Mon père est arrivé en Afrique en 1928, après deux années passées en Guyane anglaise comme médecin itinérant sur les fleuves. Il en est reparti au début des années cinquante, lorsque l’armée a jugé qu’il avait dépassé l’âge de la retraite et qu’il ne pouvait plus servir. Plus de vingt ans durant lesquels il a vécu en brousse (un mot qu’on disait alors, qu’on ne dit plus aujourd’hui), seul médecin sur des territoires grands comme des pays entiers, où il avait la charge de la santé de milliers de gens.

L’homme que j’ai rencontré en 1948, l’année de mes huit ans, était usé, vieilli prématurément par le climat équatorial, devenu irritable à cause de la théophylline qu’il prenait pour lutter contre ses crises d’asthme, rendu amer par la solitude, d’avoir vécu toutes les années de guerre coupé du monde, sans nouvelles de sa famille, dans l’impossibilité de quitter son poste pour aller au secours de sa femme et de ses enfants, ou même de leur envoyer de l’argent.

La plus grande preuve d’amour qu’il a donnée aux siens, c’est lorsqu’en pleine guerre, il traverse le désert jusqu’en Algérie, pour tenter de rejoindre sa femme et ses enfants et les ramener à l’abri en Afrique. Il est arrêté avant d’atteindre Alger et il doit retourner au Nigeria. Ce n’est qu’à la fin de la guerre qu’il pourra revoir sa femme et faire la connaissance de ses enfants au cours d’une brève visite dont je ne garde aucun souvenir. De longues années d’éloignement et de silence, pendant lesquelles il a continué d’exercer son métier de médecin dans l’urgence, sans médicaments, sans matériel, tandis que partout dans le monde les gens s’entre-tuaient — cela devait être plus que difficile, cela devait être insoutenable, désespérant. Il n’en a jamais parlé. Il n’a jamais laissé entendre qu’il y ait eu dans son expérience quoi que ce soit d’exceptionnel. Tout ce que j’ai pu savoir de cette période, c’est ce que ma mère a raconté, ou qu’elle a livré parfois dans un soupir : « Ces années de guerre loin l’un de l’autre, c’était dur… » Encore ne parlait-elle pas d’elle-même. Elle voulait dire l’angoisse d’être prise au piège de la guerre, pour une femme seule et sans ressources avec deux enfants en bas âge. J’imagine que, pour beaucoup de femmes en France, cela a dû être difficile, avec un mari prisonnier en Allemagne, ou disparu sans laisser de traces. Sans doute pour cela cette époque terrible m’a-t-elle paru normale. Les hommes n’étaient pas là, il n’y avait autour de moi que des femmes et des gens très âgés. Ce n’est que longtemps après, quand l’égoïsme naturel aux enfants s’est estompé, que j’ai compris : ma mère, en vivant loin de mon père, avait pratiqué du fait de la guerre un héroïsme sans emphase, non par inconscience ni par résignation (même si la foi religieuse avait pu lui être d’un grand secours), mais par la force que faisait naître en elle une telle inhumanité.

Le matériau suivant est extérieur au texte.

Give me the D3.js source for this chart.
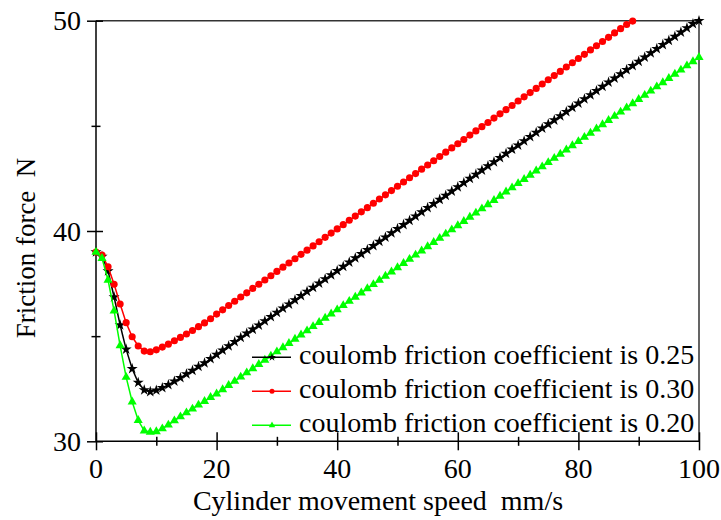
<!DOCTYPE html>
<html>
<head>
<meta charset="utf-8">
<script src="https://d3js.org/d3.v7.min.js"></script>
<style>
  body { margin: 0; background: #fff; }
</style>
</head>
<body>
<div id="chart"></div>
<script>
// speed, mm/s (one marker per unit)
const speeds = d3.range(0, 101);

// friction force, N
const mu025 = [39.0, 38.78, 38.1, 36.86, 35.53, 34.37, 33.45, 32.79, 32.44, 32.36,
  32.43, 32.54, 32.69, 32.85, 33.02, 33.2, 33.36, 33.55, 33.72, 33.92,
  34.13, 34.33, 34.53, 34.73, 34.93, 35.13, 35.32, 35.52, 35.72, 35.92,
  36.12, 36.32, 36.52, 36.72, 36.92, 37.12, 37.31, 37.51, 37.71, 37.91,
  38.11, 38.31, 38.51, 38.71, 38.91, 39.11, 39.3, 39.5, 39.7, 39.9,
  40.1, 40.3, 40.5, 40.7, 40.9, 41.1, 41.29, 41.49, 41.69, 41.89,
  42.09, 42.29, 42.49, 42.69, 42.89, 43.09, 43.28, 43.48, 43.68, 43.88,
  44.08, 44.28, 44.48, 44.68, 44.88, 45.08, 45.27, 45.47, 45.67, 45.87,
  46.07, 46.27, 46.47, 46.67, 46.87, 47.07, 47.26, 47.46, 47.66, 47.86,
  48.06, 48.26, 48.46, 48.66, 48.86, 49.06, 49.25, 49.45, 49.65, 49.85,
  50.0];

// the 0.30 curve leaves the frame at about 89 mm/s
const mu030 = [39.0, 38.86, 38.3, 37.47, 36.53, 35.64, 34.97, 34.53, 34.29, 34.26,
  34.35, 34.48, 34.62, 34.78, 34.94, 35.1, 35.27, 35.45, 35.63, 35.83,
  36.05, 36.25, 36.46, 36.66, 36.86, 37.06, 37.27, 37.47, 37.67, 37.87,
  38.08, 38.28, 38.48, 38.68, 38.89, 39.09, 39.29, 39.49, 39.7, 39.9,
  40.1, 40.3, 40.51, 40.71, 40.91, 41.11, 41.32, 41.52, 41.72, 41.92,
  42.13, 42.33, 42.53, 42.73, 42.94, 43.14, 43.34, 43.54, 43.75, 43.95,
  44.15, 44.35, 44.56, 44.76, 44.96, 45.16, 45.37, 45.57, 45.77, 45.97,
  46.18, 46.38, 46.58, 46.78, 46.99, 47.19, 47.39, 47.59, 47.8, 48.0,
  48.2, 48.4, 48.61, 48.81, 49.01, 49.21, 49.42, 49.62, 49.82, 49.98];

const mu020 = [39.0, 38.7, 37.67, 36.2, 34.55, 33.05, 31.88, 31.0, 30.5, 30.44,
  30.46, 30.6, 30.78, 30.98, 31.17, 31.36, 31.54, 31.73, 31.9, 32.09,
  32.26, 32.46, 32.66, 32.86, 33.06, 33.26, 33.46, 33.66, 33.86, 34.06,
  34.26, 34.46, 34.66, 34.86, 35.06, 35.26, 35.46, 35.66, 35.86, 36.06,
  36.26, 36.46, 36.66, 36.86, 37.06, 37.26, 37.46, 37.66, 37.86, 38.06,
  38.26, 38.46, 38.66, 38.86, 39.06, 39.26, 39.46, 39.66, 39.86, 40.06,
  40.26, 40.46, 40.66, 40.86, 41.06, 41.26, 41.46, 41.66, 41.86, 42.06,
  42.26, 42.46, 42.66, 42.86, 43.06, 43.26, 43.46, 43.66, 43.86, 44.06,
  44.26, 44.46, 44.66, 44.86, 45.06, 45.26, 45.46, 45.66, 45.86, 46.06,
  46.26, 46.46, 46.66, 46.86, 47.06, 47.26, 47.46, 47.66, 47.86, 48.06,
  48.26];

const legendLabels = [
  "coulomb friction coefficient is 0.25",
  "coulomb friction coefficient is 0.30",
  "coulomb friction coefficient is 0.20"
];
const xMajor = [0, 20, 40, 60, 80, 100];
const xMinor = [10, 30, 50, 70, 90];
const yMajor = [30, 40, 50];
const yMinor = [35, 45];

const FONT = "'Liberation Serif', 'Times New Roman', Times, serif";
const W = 721, H = 520;
const margin = {left: 96, right: 22, top: 20.7, bottom: 78.7};

const svg = d3.select("#chart").append("svg")
  .attr("width", W).attr("height", H)
  .attr("font-family", FONT);

const x = d3.scaleLinear().domain([0, 100]).range([margin.left, W - margin.right]);
const y = d3.scaleLinear().domain([30, 50]).range([H - margin.bottom, margin.top]);

// frame top + right
svg.append("path")
  .attr("d", `M${x(0)},${y(50)}H${x(100)}V${y(30)}`)
  .attr("fill", "none").attr("stroke", "#333").attr("stroke-width", 1.5);

// axes with ticks crossing the line
function crossAxis(g, axisFn, scale, values, inner, outer) {
  g.call(axisFn(scale).tickValues(values).tickSize(outer).tickFormat(""))
    .call(s => s.select(".domain").remove());
  g.selectAll(".tick line")
    .attr("stroke-width", 1.5)
    .each(function() {
      const l = d3.select(this);
      if (l.attr("y2") != null && +l.attr("y2") !== 0) l.attr("y1", -inner);
      else l.attr("x1", inner);
    });
}

const xAxisG = svg.append("g").attr("transform", `translate(0,${y(30)})`);
crossAxis(xAxisG.append("g"), d3.axisBottom, x, xMajor, 9, 9);
crossAxis(xAxisG.append("g"), d3.axisBottom, x, xMinor, 4.5, 4.5);
xAxisG.append("line").attr("x1", x(0)).attr("x2", x(100))
  .attr("stroke", "#000").attr("stroke-width", 1.5);
xAxisG.selectAll("text.lbl").data(xMajor).join("text")
  .attr("class", "lbl")
  .attr("x", d => x(d)).attr("y", 37)
  .attr("text-anchor", "middle").attr("font-size", 28)
  .attr("font-family", FONT)
  .text(d => d);

const yAxisG = svg.append("g").attr("transform", `translate(${x(0)},0)`);
crossAxis(yAxisG.append("g"), d3.axisLeft, y, yMajor, 7, 9);
crossAxis(yAxisG.append("g"), d3.axisLeft, y, yMinor, 4.5, 4.5);
yAxisG.append("line").attr("y1", y(30)).attr("y2", y(50))
  .attr("stroke", "#000").attr("stroke-width", 1.5);
yAxisG.selectAll("text.lbl").data(yMajor).join("text")
  .attr("class", "lbl")
  .attr("x", -15).attr("y", d => y(d) + 9.5)
  .attr("text-anchor", "end").attr("font-size", 28)
  .attr("font-family", FONT)
  .text(d => d);

// axis titles
svg.append("text")
  .attr("x", 378).attr("y", 510)
  .attr("text-anchor", "middle").attr("font-size", 28)
  .attr("font-family", FONT)
  .attr("xml:space", "preserve")
  .text("Cylinder movement speed  mm/s");

svg.append("text")
  .attr("transform", "translate(35,248) rotate(-90)")
  .attr("text-anchor", "middle").attr("font-size", 27)
  .attr("font-family", FONT)
  .attr("xml:space", "preserve")
  .text("Friction force  N");

// series
const series = [
  {values: mu025, color: "#000000", symbol: d3.symbolStar, size: 38},
  {values: mu030, color: "#ff0000", symbol: d3.symbolCircle, size: 40},
  {values: mu020, color: "#00ff00", symbol: d3.symbolTriangle, size: 36}
];

const line = d3.line().x(d => x(d[0])).y(d => y(d[1]));

series.forEach(s => {
  const pts = s.values.map((v, i) => [speeds[i], v]);
  svg.append("path")
    .datum(pts)
    .attr("d", line)
    .attr("fill", "none")
    .attr("stroke", s.color)
    .attr("stroke-width", 1.5);
  svg.append("g").selectAll("path")
    .data(pts).join("path")
    .attr("transform", d => `translate(${x(d[0])},${y(d[1])})`)
    .attr("d", d3.symbol().type(s.symbol).size(s.size))
    .attr("fill", s.color);
});

// legend
const legend = svg.append("g");
legendLabels.forEach((lab, i) => {
  const s = series[i];
  const ly = 357.3 + i * 34;
  legend.append("line")
    .attr("x1", 252).attr("x2", 291).attr("y1", ly).attr("y2", ly)
    .attr("stroke", s.color).attr("stroke-width", 1.5);
  legend.append("path")
    .attr("transform", `translate(272,${ly})`)
    .attr("d", d3.symbol().type(s.symbol).size(s.size * 0.5))
    .attr("fill", s.color);
  legend.append("text")
    .attr("x", 299).attr("y", ly + 7)
    .attr("font-size", 28)
    .attr("font-family", FONT)
    .text(lab);
});
</script>
</body>
</html>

Était-ce la guerre, cet interminable silence, qui avait fait de mon père cet homme pessimiste et ombrageux, autoritaire, que nous avons appris à craindre plutôt qu’à aimer ? Était-ce l’Afrique ? Alors, quelle Afrique ? Certainement pas celle qu’on perçoit aujourd’hui, dans la littérature ou dans le cinéma, bruyante, désordonnée, juvénile, familière, avec ses villages où règnent les matrones, les conteurs, où s’exprime à chaque instant la volonté admirable de survivre dans des conditions qui paraîtraient insurmontables aux habitants des régions plus favorisées. Cette Afrique-là existait déjà avant la guerre, sans aucun doute. J’imagine Douala, Port Harcourt, les rues encombrées de voitures, les marchés où courent les enfants luisant de sueur, les groupes de femmes parlant à l’ombre des arbres. Les grandes villes, Onitsha et son marché aux romans populaires, la rumeur des bateaux poussant les grumes sur le grand fleuve. Lagos, Ibadan, Cotonou, le mélange des genres, des peuples, des langues, le côté drolatique, caricatural de la société coloniale, les hommes d’affaires en complets et chapeaux, parapluies noirs impeccablement roulés, les salons surchauffés où s’éventent les Anglaises en robes décolletées, les terrasses des clubs où les agents de la Lloyd’s, de la Glynn Mills, de la Barclay’s fument leurs cigares en échangeant des mots sur le temps qu’il fait — old chap, this is a tough country — et les domestiques en habit et gants blancs qui circulent en silence en portant les cocktails sur des plateaux d’argent.